Besides, I had little reason to panic….my neighbour had brought plenty of the string and Sir would have indeed been proud!!
Edmund would have pressed on without complaint, and although my quest had just began, I was starting to begin my 18 day craving for a nice big cheesy hamburger.
But I’m sure you’ll agree, finding decent cheese in the middle of the bushveld in summer…is about as far fetched as stumbling across a wet fish on a bicycle…
Or so I thought….
5 days earlier I had stumbled out of bed at sea-level and transversed great Cape mountain ranges which hid behind them the hot dry karoo and sheltered this vast openness from stormy winds and rain born deep from within south atlantic seas.
At the offset I had motored northwards at traffic cop friendly speeds, watching my surroundings change slowly from dry semi-arid desert to golden highveld savannah grass-land; each passing hour bringing amazing scenic variation and splendid imagery as my beautiful country bore forth her splendid beauty.
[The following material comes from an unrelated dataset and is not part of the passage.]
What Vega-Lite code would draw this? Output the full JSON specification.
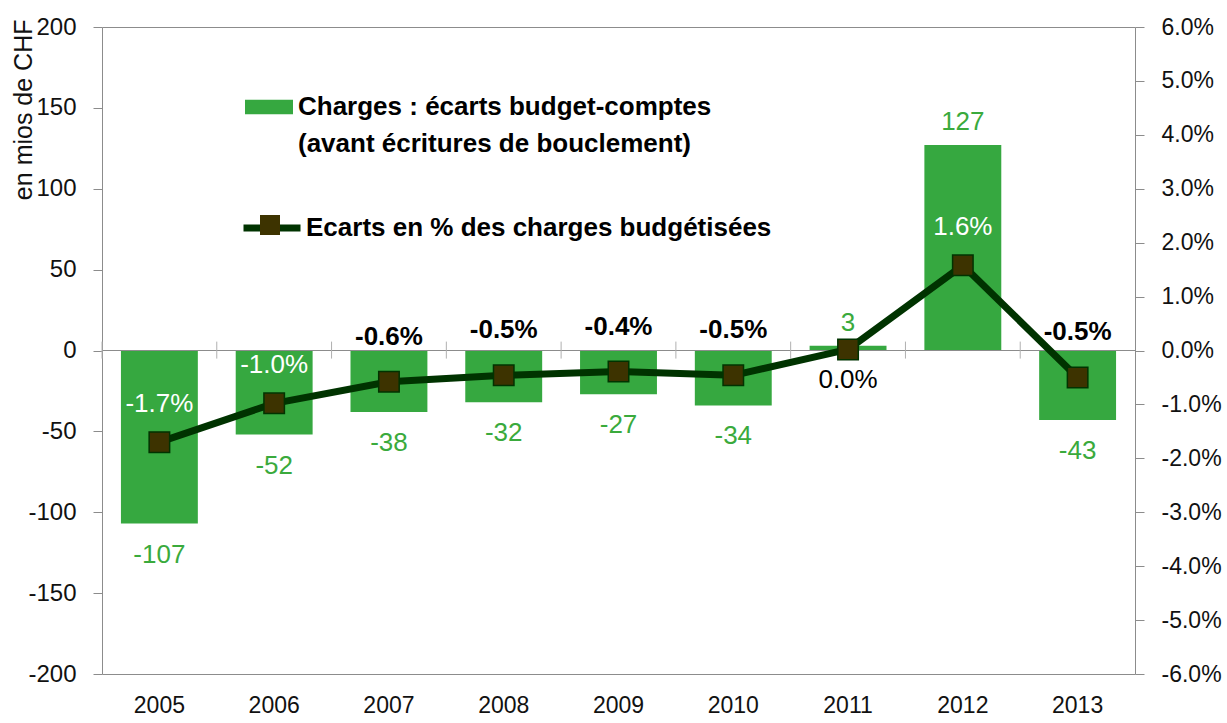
{
  "$schema": "https://vega.github.io/schema/vega-lite/v6.json",
  "width": 1033,
  "height": 647,
  "autosize": {"type": "none"},
  "padding": {"left": 102, "top": 27, "right": 92, "bottom": 49},
  "background": "white",
  "config": {
    "view": {"stroke": "#8c8c8c", "strokeWidth": 1},
    "font": "Liberation Sans",
    "axis": {"labelFont": "Liberation Sans", "titleFont": "Liberation Sans", "labelColor": "#111111", "titleColor": "#111111", "domain": false, "grid": false, "tickColor": "#8c8c8c"},
    "legend": {"labelFont": "Liberation Sans", "titleFont": "Liberation Sans"},
    "style": {"guide-label": {"lineHeight": 37}}
  },
  "data": {
    "values": [
      {"year": "2005", "charges": -107, "pct": -0.0170},
      {"year": "2006", "charges": -52, "pct": -0.0098},
      {"year": "2007", "charges": -38, "pct": -0.0058},
      {"year": "2008", "charges": -32, "pct": -0.0046},
      {"year": "2009", "charges": -27, "pct": -0.0039},
      {"year": "2010", "charges": -34, "pct": -0.0046},
      {"year": "2011", "charges": 3, "pct": 0.0002},
      {"year": "2012", "charges": 127, "pct": 0.0158},
      {"year": "2013", "charges": -43, "pct": -0.0050}
    ]
  },
  "transform": [
    {"calculate": "replace(format(datum.pct, '.1%'), '\u2212', '-')", "as": "pctLabel"}
  ],
  "layer": [
    {
      "encoding": {
        "y": {"field": "charges", "type": "quantitative", "scale": {"domain": [-200, 200], "nice": false, "zero": false},
          "axis": {"orient": "left", "title": "en mios de CHF", "values": [-200, -150, -100, -50, 0, 50, 100, 150, 200], "labelExpr": "replace(datum.label, '\u2212', '-')", "labelFontSize": 24, "tickSize": 9, "labelPadding": 17, "titleFontSize": 25, "titleFontWeight": "normal", "titleAngle": -90, "titleX": -79, "titleY": -8, "titleAlign": "right", "titleBaseline": "middle"}}
      },
      "layer": [
        {
          "mark": {"type": "bar", "width": {"band": 0.67}},
          "encoding": {
            "x": {"field": "year", "type": "nominal", "scale": {"paddingInner": 0, "paddingOuter": 0}, "axis": {"title": null, "labelAngle": 0, "labelFontSize": 23, "ticks": false, "labelPadding": 20, "labelBaseline": "top"}},
            "color": {"datum": "Charges : écarts budget-comptes", "scale": {"range": ["#36a840"]},
              "legend": {"orient": "none", "legendX": 143, "legendY": 56, "title": null, "padding": 0, "symbolType": "M-1,-0.3H1V0.3H-1Z", "symbolSize": 2304, "symbolStrokeWidth": 0, "symbolOpacity": 1, "labelExpr": "['Charges : écarts budget-comptes', '(avant écritures de bouclement)']", "labelFontSize": 26, "labelFontWeight": "bold", "labelColor": "#000000", "labelLimit": 0, "labelOffset": 5}}
          }
        },
        {
          "mark": {"type": "rule", "color": "#8c8c8c", "strokeWidth": 1},
          "encoding": {"y": {"datum": 0}}
        },
        {
          "mark": {"type": "rule", "color": "#b0b0b0", "strokeWidth": 1},
          "encoding": {
            "x": {"field": "year", "type": "nominal", "bandPosition": 0},
            "y": {"datum": 5.5},
            "y2": {"datum": -5}
          }
        },
        {
          "transform": [{"filter": "datum.charges < 0"}],
          "mark": {"type": "text", "baseline": "middle", "dy": 31, "fontSize": 26, "color": "#3aaa3c"},
          "encoding": {
            "x": {"field": "year", "type": "nominal"},
            "text": {"field": "charges", "type": "nominal"}
          }
        },
        {
          "transform": [{"filter": "datum.charges > 0"}],
          "mark": {"type": "text", "baseline": "middle", "dy": -23, "fontSize": 26, "color": "#3aaa3c"},
          "encoding": {
            "x": {"field": "year", "type": "nominal"},
            "text": {"field": "charges", "type": "nominal"}
          }
        }
      ]
    },
    {
      "encoding": {
        "y": {"field": "pct", "type": "quantitative", "scale": {"domain": [-0.06, 0.06], "nice": false, "zero": false},
          "axis": {"orient": "right", "title": null, "format": ".1%", "labelExpr": "replace(datum.label, '\u2212', '-')", "values": [-0.06, -0.05, -0.04, -0.03, -0.02, -0.01, 0, 0.01, 0.02, 0.03, 0.04, 0.05, 0.06], "labelFontSize": 23, "tickSize": 9, "labelPadding": 17}}
      },
      "layer": [
        {
          "mark": {"type": "line", "strokeWidth": 7, "strokeJoin": "round"},
          "encoding": {
            "x": {"field": "year", "type": "nominal"},
            "stroke": {"datum": "Ecarts en % des charges budgétisées", "scale": {"range": ["#003300"]},
              "legend": {"orient": "none", "legendX": 138, "legendY": 169, "title": null, "padding": 0, "symbolType": "M-1,0H1", "symbolSize": 3249, "symbolStrokeWidth": 7, "labelFontSize": 26, "labelFontWeight": "bold", "labelColor": "#000000", "labelLimit": 0, "labelOffset": 2}}
          }
        },
        {
          "mark": {"type": "point", "filled": true, "size": 420, "fill": "#3d3300", "stroke": "#003300", "strokeWidth": 1.5, "opacity": 1},
          "encoding": {
            "x": {"field": "year", "type": "nominal"},
            "shape": {"datum": "sq", "scale": {"range": ["square"]},
              "legend": {"orient": "none", "legendX": 155, "legendY": 185, "title": null, "padding": 0, "symbolSize": 400, "symbolFillColor": "#3d3300", "symbolStrokeColor": "#003300", "symbolStrokeWidth": 1.5, "labelFontSize": 26, "labelExpr": "''", "labelOpacity": 0}}
          }
        },
        {
          "transform": [{"filter": "datum.year == '2005' || datum.year == '2006' || datum.year == '2012'"}],
          "mark": {"type": "text", "baseline": "middle", "dy": -38, "fontSize": 26, "color": "#ffffff"},
          "encoding": {
            "x": {"field": "year", "type": "nominal"},
            "text": {"field": "pctLabel", "type": "nominal"}
          }
        },
        {
          "transform": [{"filter": "datum.year == '2007' || datum.year == '2008' || datum.year == '2009' || datum.year == '2010' || datum.year == '2013'"}],
          "mark": {"type": "text", "baseline": "middle", "dy": -45, "fontSize": 26, "fontWeight": "bold", "color": "#000000"},
          "encoding": {
            "x": {"field": "year", "type": "nominal"},
            "text": {"field": "pctLabel", "type": "nominal"}
          }
        },
        {
          "transform": [{"filter": "datum.year == '2011'"}],
          "mark": {"type": "text", "baseline": "middle", "dy": 31, "fontSize": 26, "color": "#000000"},
          "encoding": {
            "x": {"field": "year", "type": "nominal"},
            "text": {"field": "pctLabel", "type": "nominal"}
          }
        }
      ]
    }
  ],
  "resolve": {"scale": {"y": "independent"}}
}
I stopped many times to soak in her magical beauty; her awesome sounds and smells. Skies were blue and winds were warm. I stopped many times on my trip from Cape Town and each time I stopped I listened carefully to the wind as it blew through the trees, grasslands and mountains. Each time, my ear caught the unique sound, soft at first but increasing steadily as my journey progressed; an indescribable sound, like music from ten thousand choirs and rhythmic African drums. Powerful and awesome, and for those who have heard it will know it…the call of Kruger.
So here I was at CB, surrounded by campers of varying experience and personalities. My tent was up, the beer tasted good and as I sat back to take in the first glorious late afternoon that only Kruger can create, a tiny black car not much bigger than the bush-wacker tent pulled up.